The three congregations were participants in the Institute for Islamic, Christian and Jewish Studies’ Congregational Leaders Fellowship, which is what connected them. Hinenu was one of two synagogues participating in the fellowship in 2023, along with Kol HaLev. Their colleagues included two Islamic mosques and seven Christian churches.

“We learned about having interfaith dialogues and building interfaith congregational relationships. The congregations also hosted open houses for other participants to come and experience a service at one another’s mosques, synagogues and churches,” Gunnery explained.

The idea to focus on reparations came from Hinenu congregant Maranda Kosten, who works in the film and theater industries outside of her involvement in ICJS.

“We had a culminating project that we had to pick a topic for. I was listening to NPR at the time, and they were talking about a reparations bill that failed to get passed in Congress at the time. I was just like, ‘It’s really never going to happen,’” Kosten said. “Then, I started thinking about how religious institutions shape cultural norms and the status quo. I posed the idea of having our group approach the issue from a religious perspective, not knowing where it was going to lead and having no idea that this amazing work would come out of it.”

Color Us Love first formed in spring 2023 and has been going strong since then, though the fellowship has long since ended. In addition to being interfaith, the group is also multiracial, though the focus of its reparations-related advocacy is on the Black community.

The subject of reparations for Black people, particularly descendants of enslaved people and victims of hate crimes like the Tulsa Race Massacre, has gained prominence over the past few years. The state of California formed a reparations task force in 2021, with Harvard University creating a reparations fund the following year.

But views on the subject vary greatly between communities. According to a 2022 study conducted by the Pew Research Center, 68% of adults in the U.S. do not support reparations for descendants of enslaved people. On the other hand, 77% of Black adults do support reparations, while 80% of white adults do not.

Kosten, though, believes that religious institutions like Hinenu have a role to play in fighting against injustice, which includes advocating for reparations.

“It’s a very loaded word, ‘reparations,’” she noted. “We started talking about the idea that reparations are not only a monetary thing, but about healing a rupture. And at the same time, if there’s a system that continually creates trauma, pain and poverty, that stems from a system that was put into place hundreds of years ago, there may need to be money involved.”

While neither of the mosques from that year’s fellowship participated in Color Us Love, as they had been assigned to other groups working on different projects, the Jewish and Christian members of the cohort consulted with Muslim members when putting together their research guide so that they could include their perspectives on reparations.

As a synagogue, Hinenu has been involved with anti-racist activism since its inception. Formerly known as Hinenu: The Baltimore Justice Shtiebl, it places a strong emphasis on social justice and community advocacy.
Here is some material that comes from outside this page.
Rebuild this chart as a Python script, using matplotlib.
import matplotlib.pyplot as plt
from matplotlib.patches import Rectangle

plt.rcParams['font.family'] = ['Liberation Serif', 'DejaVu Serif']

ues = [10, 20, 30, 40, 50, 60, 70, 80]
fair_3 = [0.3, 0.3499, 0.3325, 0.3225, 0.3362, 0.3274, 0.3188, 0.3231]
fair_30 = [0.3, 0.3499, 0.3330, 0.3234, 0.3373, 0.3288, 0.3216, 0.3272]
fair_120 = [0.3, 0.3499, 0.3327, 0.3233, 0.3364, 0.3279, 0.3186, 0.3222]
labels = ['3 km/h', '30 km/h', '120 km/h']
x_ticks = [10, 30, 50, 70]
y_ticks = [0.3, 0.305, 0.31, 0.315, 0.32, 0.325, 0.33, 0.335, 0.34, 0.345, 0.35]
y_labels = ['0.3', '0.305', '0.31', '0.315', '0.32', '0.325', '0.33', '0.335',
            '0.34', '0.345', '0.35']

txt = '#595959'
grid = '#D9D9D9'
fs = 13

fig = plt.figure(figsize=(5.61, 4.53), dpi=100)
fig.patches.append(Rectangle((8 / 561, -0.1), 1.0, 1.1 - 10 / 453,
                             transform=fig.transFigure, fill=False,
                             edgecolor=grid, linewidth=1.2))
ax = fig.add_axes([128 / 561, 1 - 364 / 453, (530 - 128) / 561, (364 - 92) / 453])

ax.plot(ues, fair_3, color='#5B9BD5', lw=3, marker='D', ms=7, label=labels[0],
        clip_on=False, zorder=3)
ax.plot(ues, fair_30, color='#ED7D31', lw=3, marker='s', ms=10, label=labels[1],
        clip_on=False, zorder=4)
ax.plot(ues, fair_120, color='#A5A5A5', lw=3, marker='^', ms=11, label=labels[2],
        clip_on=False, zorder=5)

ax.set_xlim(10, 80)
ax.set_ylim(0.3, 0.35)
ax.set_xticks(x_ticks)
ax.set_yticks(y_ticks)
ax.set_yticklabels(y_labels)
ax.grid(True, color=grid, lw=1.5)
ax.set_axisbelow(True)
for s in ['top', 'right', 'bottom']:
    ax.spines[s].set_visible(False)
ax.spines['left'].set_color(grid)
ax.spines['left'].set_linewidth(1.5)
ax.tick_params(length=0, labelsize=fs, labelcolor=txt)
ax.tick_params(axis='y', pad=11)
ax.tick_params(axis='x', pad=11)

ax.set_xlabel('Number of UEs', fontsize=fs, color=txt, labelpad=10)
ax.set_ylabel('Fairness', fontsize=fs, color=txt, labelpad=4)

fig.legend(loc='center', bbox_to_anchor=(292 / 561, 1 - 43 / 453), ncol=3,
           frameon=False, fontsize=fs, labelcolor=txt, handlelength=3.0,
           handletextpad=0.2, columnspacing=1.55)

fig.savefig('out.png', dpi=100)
Gunnery cited the synagogue’s values statement, which reads, “As a Baltimore-based community, we recognize the city’s historic and current state of racial inequity and seek to help build a city where no communities are treated as disposable and everyone can prosper.”

For their part, Gunnery and Kosten studied the teachings of Maimonides and other Jewish scholars’ writings on racial justice and inequality, and how different denominations of Judaism approach those issues. Kosten also taught the other members of Color Us Love a wordless Jewish melody that they now incorporate into their presentations.
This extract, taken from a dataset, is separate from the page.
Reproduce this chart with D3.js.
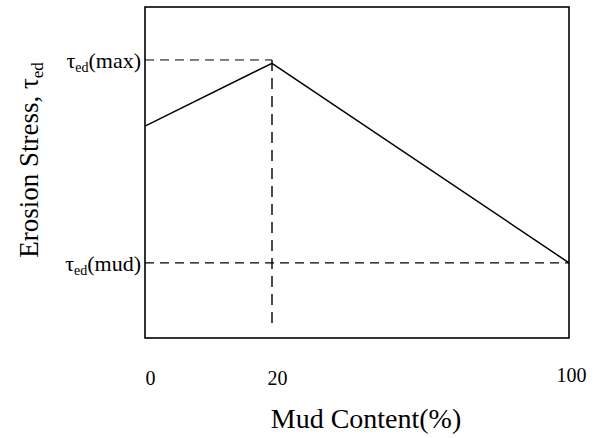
<!DOCTYPE html>
<html lang="en">
	<head>
		<meta charset="utf-8">
		<title>Erosion stress vs mud content</title>
		<script type="text/javascript" src="https://cdn.jsdelivr.net/npm/d3@7"></script>
		<style type="text/css">
			body { margin: 0; background: #fff; }
			text { font-family: "Liberation Serif", "Times New Roman", serif; fill: #000; }
		</style>
	</head>
	<body>
		<script type="text/javascript">

			//Data
			var mudContent = [0, 20, 100];
			var erosionStress = [64, 83, 22.7];
			var xTicks = [0, 20, 100];
			var refNames = ["max", "mud"];
			var refValues = [84, 22.7];
			var peakMud = 20;
			var dropFloor = 3;

			//Width and height
			var w = 597;
			var h = 438;
			var plotLeft = 145, plotRight = 569, plotTop = 7, plotBottom = 338;

			//schematic x axis: 0, 20 and 100 are not evenly spaced
			var xScale = d3.scaleLinear()
							.domain([0, 20, 100])
							.range([plotLeft, 272, plotRight]);

			var yScale = d3.scaleLinear()
							.domain([0, 100])
							.range([plotBottom, plotTop]);

			var svg = d3.select("body")
						.append("svg")
						.attr("width", w)
						.attr("height", h);

			//dashed reference lines
			svg.append("line")
			   .attr("x1", xScale(0))
			   .attr("x2", xScale(peakMud))
			   .attr("y1", yScale(refValues[0]))
			   .attr("y2", yScale(refValues[0]))
			   .attr("stroke", "#000")
			   .attr("stroke-width", 1)
			   .attr("stroke-dasharray", "9,6");

			svg.append("line")
			   .attr("x1", xScale(0))
			   .attr("x2", xScale(100))
			   .attr("y1", yScale(refValues[1]))
			   .attr("y2", yScale(refValues[1]))
			   .attr("stroke", "#000")
			   .attr("stroke-width", 1.3)
			   .attr("stroke-dasharray", "9,6");

			svg.append("line")
			   .attr("x1", xScale(peakMud))
			   .attr("x2", xScale(peakMud))
			   .attr("y1", yScale(refValues[0]))
			   .attr("y2", yScale(dropFloor))
			   .attr("stroke", "#000")
			   .attr("stroke-width", 1.4)
			   .attr("stroke-dasharray", "11,7");

			//the curve
			var line = d3.line()
						 .x(function(d, i) { return xScale(mudContent[i]); })
						 .y(function(d) { return yScale(d); });

			svg.append("path")
			   .datum(erosionStress)
			   .attr("d", line)
			   .attr("fill", "none")
			   .attr("stroke", "#000")
			   .attr("stroke-width", 1.5);

			//frame
			svg.append("rect")
			   .attr("x", plotLeft)
			   .attr("y", plotTop)
			   .attr("width", plotRight - plotLeft)
			   .attr("height", plotBottom - plotTop)
			   .attr("fill", "none")
			   .attr("stroke", "#000")
			   .attr("stroke-width", 1.6);

			//x tick labels
			var xAxis = d3.axisBottom(xScale)
						  .tickValues(xTicks)
						  .tickSize(0)
						  .tickFormat(d3.format("d"));

			var gx = svg.append("g")
						.attr("transform", "translate(0," + plotBottom + ")")
						.call(xAxis);
			gx.select(".domain").remove();
			gx.selectAll("text")
			  .attr("font-family", "Liberation Serif, serif")
			  .attr("font-size", "20px")
			  .attr("dx", function(d) { return d === 100 ? 2 : 5; })
			  .attr("y", function(d) { return d === 100 ? 44 : 47; })
			  .attr("dy", 0);

			//reference labels on the y side
			var refLabel = svg.selectAll(".reflabel")
							  .data(refValues)
							  .enter()
							  .append("text")
							  .attr("class", "reflabel")
							  .attr("x", plotLeft - 4)
							  .attr("y", function(d) { return yScale(d) + 8; })
							  .attr("text-anchor", "end")
							  .attr("font-size", "22px");
			refLabel.append("tspan").text("\u03c4");
			refLabel.append("tspan")
					.attr("font-size", "14px")
					.attr("dy", 4)
					.text("ed");
			refLabel.append("tspan")
					.attr("dy", -4)
					.text(function(d, i) { return "(" + refNames[i] + ")"; });

			//axis titles
			svg.append("text")
			   .attr("x", 366)
			   .attr("y", 428)
			   .attr("text-anchor", "middle")
			   .attr("font-size", "28px")
			   .text("Mud Content(%)");

			var yTitle = svg.append("text")
							.attr("transform", "translate(38,160) rotate(-90)")
							.attr("text-anchor", "middle")
							.attr("font-size", "27px");
			yTitle.append("tspan").text("Erosion Stress, \u03c4");
			yTitle.append("tspan")
				  .attr("font-size", "17px")
				  .attr("dy", 5)
				  .text("ed");
		</script>
	</body>
</html>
While Black people and Jewish people certainly have very different experiences with the history of slavery, Kosten noted that they do have some shared themes that offer a unique perspective on the issue of reparations.

“As Jews, we do understand collective, generational trauma,” she said. “I hope that people can understand reparations as part of repairing the world, not as handouts from the government. There’s a real need for repair in our country, and I hope people at this panel can explore and find their place in it.”